Another factor cited by the analysts is the long-running outperformance of the U.S. market. They note that the U.S. share of the global MSCI index rose to a record 65% in 2025, and that this overweighting prompted some investors to rebalance into markets with lower valuation multiples. "So it was time to rebalance into stock markets with lower valuation multiples. This global rebalancing is likely to continue this year," the Yardeni analysts wrote.

Investor implications

For investors, the note frames the current environment as one in which valuation compression within a concentrated tech cohort and an ongoing shift toward other sectors and geographies reduce the immediate likelihood of a bubble repeating historical extremes. However, the analysts also underscore that questions remain about when the substantial AI-related capital spending by large tech firms will translate into material earnings gains.

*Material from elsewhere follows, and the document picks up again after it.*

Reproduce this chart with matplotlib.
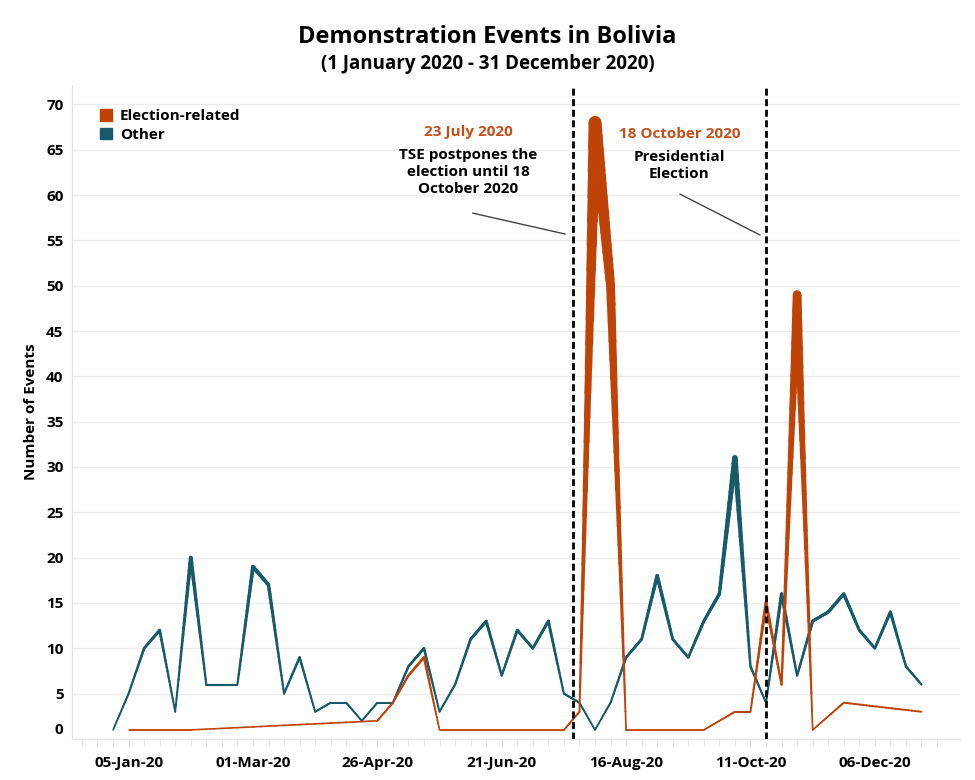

Additional market commentary and investment product information referenced in the original note highlighted data and analytics tools intended to support investment decisions. Readers are advised that such services aim to provide insights rather than guarantees of performance.

Risks

  • Uncertainty over when large AI-related capital expenditures by major tech firms will produce meaningful returns, which could impact Information Technology sector earnings expectations.
  • Continued concentration of market capitalization in a small group of large U.S. technology companies could still pose valuation and rebalancing risks for U.S. equities.
  • The pace and extent of the global rebalancing toward lower-multiple markets may be uneven, creating short-term volatility across regions and sectors.